The Ashmolean atrium. Photo: Architects’ Journal

Seated Ballerina

The last time I saw sculptures and paintings by Jeff Koons they were on display at the Serpentine Gallery, London about 10 years ago. This was after his ‘porn star’ phase, there were brash canvases with the cartoon figure of Popeye and kitschy shiny sculptures resembling inflatable pool toys, including a lobster. These had been transformed from plastic into the shiniest of steel. The chateau at Versailles had displayed these in their gilded rooms and grounds, such is the renown of Koons. The newest and most successful transformation from a four inch primitive stone fertile figure is the Venus of Willendorf into a gigantic bulbous shiny shocking pink ‘Balloon Venus (Magenta)’ here in the Antiquity room, along with shiny blown up ballerina figures. The magenta Venus works well because the surface areas are so large and shiny that the viewer is reflected back all over its surface. It’s ugly but like nothing you’ve has ever seen before. A natural for selfies and snaps. Everyone was doing so, myself included. Koons’ art borrows usually from kitsch artefacts or blown-up balloon toys but transforms them beyond pop art into something unique and droll. And of high value. Clearly his appropriations have cultural cachet.

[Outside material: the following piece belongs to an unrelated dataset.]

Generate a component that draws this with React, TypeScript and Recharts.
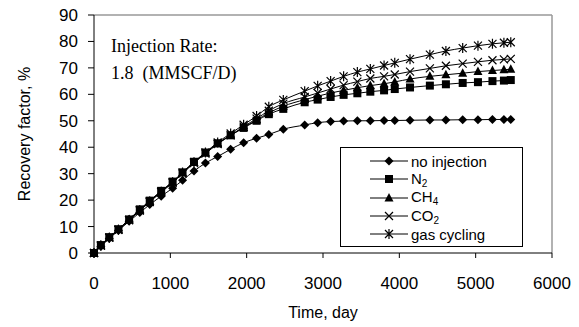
import React from 'react';
import {
    LineChart,
    Line,
    XAxis,
    YAxis,
    ReferenceLine,
    Legend,
} from 'recharts';

const days = [0, 90, 200, 320, 460, 600, 730, 880, 1030, 1160, 1310, 1460, 1620, 1790, 1960, 2130, 2290, 2480, 2760, 2930, 3100, 3270, 3450, 3620, 3800, 3940, 4140, 4400, 4610, 4830, 5030, 5220, 5370, 5460];

const noInjection = [0, 2.5, 5.5, 8.5, 12, 15.3, 18.3, 21.5, 24.5, 27.5, 31, 34, 36.5, 39.2, 41.7, 43.4, 44.8, 46.8, 48.4, 49.3, 49.7, 49.9, 50, 50, 50.1, 50.1, 50.2, 50.3, 50.3, 50.4, 50.4, 50.5, 50.5, 50.5];
const n2 = [0, 3, 6, 9, 12.7, 16.5, 19.8, 23.5, 27, 30.5, 34.5, 38, 41.5, 44.5, 47.3, 50, 52.5, 54.5, 57, 58, 59, 59.8, 60.4, 61, 61.5, 62, 62.6, 63.3, 63.8, 64.3, 64.6, 65, 65.2, 65.4];
const ch4 = [0, 3, 6, 9, 12.7, 16.3, 19.6, 23.3, 26.8, 30.3, 34.2, 37.8, 41.3, 44.5, 47.5, 50.3, 53, 55.5, 58, 59.3, 60.5, 61.5, 62.5, 63.3, 64, 64.7, 65.8, 66.8, 67.4, 68, 68.6, 69, 69.3, 69.5];
const co2 = [0, 2.8, 5.8, 8.8, 12.4, 16, 19.3, 23, 26.5, 30, 34, 37.6, 41.2, 44.5, 47.8, 50.8, 53.8, 56.5, 59, 60.5, 62, 63.5, 64.8, 66, 66.8, 67.5, 68.6, 69.8, 70.8, 71.6, 72.3, 72.9, 73.2, 73.4];
const gasCycling = [0, 2.8, 5.8, 8.8, 12.5, 16.2, 19.5, 23.2, 26.8, 30.4, 34.3, 38, 41.8, 45.2, 48.5, 51.8, 55.3, 57.9, 61.2, 63.2, 65, 66.8, 68.4, 69.6, 70.9, 71.9, 73.3, 75, 76.4, 77.5, 78.4, 79.1, 79.5, 79.7];

const seriesNames = ['no injection', 'N2', 'CH4', 'CO2', 'gas cycling'];
const xTicks = [0, 1000, 2000, 3000, 4000, 5000, 6000];
const yTicks = [0, 10, 20, 30, 40, 50, 60, 70, 80, 90];

const data = days.map((d, i) => ({
    day: d,
    s0: noInjection[i],
    s1: n2[i],
    s2: ch4[i],
    s3: co2[i],
    s4: gasCycling[i],
}));

const SANS = '"Liberation Sans", Arial, sans-serif';
const SERIF = '"Liberation Serif", "Times New Roman", serif';

type Shape = 'diamond' | 'square' | 'triangle' | 'cross' | 'star';
const shapes: Shape[] = ['diamond', 'square', 'triangle', 'cross', 'star'];

function markerPath(shape: Shape, cx: number, cy: number) {
    switch (shape) {
        case 'diamond':
            return <path d={`M${cx},${cy - 4.5}L${cx + 4.5},${cy}L${cx},${cy + 4.5}L${cx - 4.5},${cy}Z`} fill="#000" />;
        case 'square':
            return <rect x={cx - 4} y={cy - 4} width={8} height={8} fill="#000" />;
        case 'triangle':
            return <path d={`M${cx},${cy - 5}L${cx + 4.5},${cy + 3.5}L${cx - 4.5},${cy + 3.5}Z`} fill="#000" />;
        case 'cross':
            return <path d={`M${cx - 4},${cy - 4}L${cx + 4},${cy + 4}M${cx - 4},${cy + 4}L${cx + 4},${cy - 4}`} stroke="#000" strokeWidth={1.2} fill="none" />;
        default:
            return <path d={`M${cx - 4},${cy - 4}L${cx + 4},${cy + 4}M${cx - 4},${cy + 4}L${cx + 4},${cy - 4}M${cx},${cy - 5}L${cx},${cy + 5}`} stroke="#000" strokeWidth={1.2} fill="none" />;
    }
}

const makeDot = (shape: Shape) => (props: any) => {
    const { cx, cy, index } = props;
    if (cx == null || cy == null) return <g key={`${shape}-${index}`} />;
    return <g key={`${shape}-${index}`}>{markerPath(shape, cx, cy)}</g>;
};

// digits after letters get printed as subscripts (N2, CH4, CO2)
const formatName = (name: string) => {
    if (name.includes(' ')) return name;
    const parts = name.match(/[A-Za-z]+|\d+/g) || [name];
    return parts.map((p, i) =>
        /^\d+$/.test(p)
            ? <span key={i} style={{ fontSize: 10, position: 'relative', top: 3 }}>{p}</span>
            : <span key={i}>{p}</span>
    );
};

const LegendBox = () => (
    <div style={{ width: 183, height: 100, border: '1px solid #000', background: '#fff', boxSizing: 'border-box', paddingTop: 4 }}>
        {seriesNames.map((n, i) => (
            <div key={n} style={{ display: 'flex', alignItems: 'center', height: 18.3, fontFamily: SANS, fontSize: 15, color: '#000' }}>
                <svg width={68} height={14} style={{ flex: 'none' }}>
                    <line x1={29} y1={7} x2={67} y2={7} stroke="#000" strokeWidth={1} />
                    {markerPath(shapes[i], 48, 7)}
                </svg>
                <span style={{ marginLeft: 2, lineHeight: '15px', whiteSpace: 'nowrap' }}>{formatName(n)}</span>
            </div>
        ))}
    </div>
);

const XTick = (props: any) => {
    const { x, y, payload } = props;
    return (
        <text x={x} y={y + 29} textAnchor="middle" fontFamily={SANS} fontSize={17} fill="#000">
            {payload.value}
        </text>
    );
};

const YTick = (props: any) => {
    const { x, y, payload } = props;
    return (
        <text x={x - 8} y={y + 6} textAnchor="end" fontFamily={SANS} fontSize={17} fill="#000">
            {payload.value}
        </text>
    );
};

export default function App() {
    return (
        <div style={{ position: 'absolute', left: 0, top: 0, width: 579, height: 327, background: '#fff' }}>
            <LineChart
                width={579}
                height={327}
                data={data}
                margin={{ top: 15, right: 27, left: 40, bottom: 34 }}
            >
                <XAxis
                    dataKey="day"
                    type="number"
                    domain={[0, 6000]}
                    ticks={xTicks}
                    interval={0}
                    height={40}
                    stroke="#000"
                    tickSize={5}
                    tick={<XTick />}
                    label={{ value: 'Time, day', position: 'insideBottom', offset: -25, fill: '#000', fontFamily: SANS, fontSize: 16 }}
                />
                <YAxis
                    type="number"
                    domain={[0, 90]}
                    ticks={yTicks}
                    interval={0}
                    width={54}
                    stroke="#000"
                    tickSize={6}
                    tick={<YTick />}
                    label={{ value: 'Recovery factor, %', angle: -90, position: 'center', dx: -43, fill: '#000', fontFamily: SANS, fontSize: 16 }}
                />
                <ReferenceLine y={90} stroke="#999" strokeWidth={1.5} />
                <ReferenceLine x={6000} stroke="#999" strokeWidth={1.5} />
                {seriesNames.map((n, i) => (
                    <Line
                        key={n}
                        name={n}
                        dataKey={`s${i}`}
                        type="monotone"
                        stroke="#000"
                        strokeWidth={1}
                        dot={makeDot(shapes[i])}
                        activeDot={false}
                        isAnimationActive={false}
                    />
                ))}
                <Legend
                    content={<LegendBox />}
                    layout="vertical"
                    align="center"
                    verticalAlign="middle"
                    wrapperStyle={{ left: 340, top: 147, width: 183, height: 100 }}
                />
                <text x={111} y={52} fontFamily={SERIF} fontSize={18} fill="#000">Injection Rate:</text>
                <text x={111} y={79} fontFamily={SERIF} fontSize={18} fill="#000" style={{ whiteSpace: 'pre' }}>1.8  (MMSCF/D)</text>
            </LineChart>
        </div>
    );
}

There are many splendid collections to see in the Museum away from the crowds and without paying any admission charge. My favourite corners are the second floor Asian galleries especially the Chinese and Japanese ceramics and Western art tucked away on a top floor. Not to mention the Greek and Minoan treasures housed here. Coming out in the forecourt be sure to look at the two stainless steel sculptures by Lynn Chadwick. He came to prominence in the 50s, the Beasts here were made in 1990 and are part of an ongoing series featuring leading British sculptors.

Future classic?

The day I was there the galleries were packed with the usual grey-haired visitors alongside teenage students. This is one of the reasons to add contemporary art to the more traditional on show. To lower the age of people attending, and at the same time enhance the media profile and coffers of what is a free museum. Waldemar Januszczak, of the Sunday Times, is fairly dismissive of Koons here: ‘He gets an intellectual promotion, the Ashmolean gets to be down with the kids.’ Yes and no, in my opinion. I chatted with a group of schoolgirls buying postcards in the gift shop and asked them what they liked most. Giggling they replied the shiny pink sculpture Venus because it was pink. I’m in agreement that it’s the most successful work on display. Seeing some of his back catalogue as well as the most recent works is worthwhile.



Keep Reading

What to wear right now: a cardigan (or two)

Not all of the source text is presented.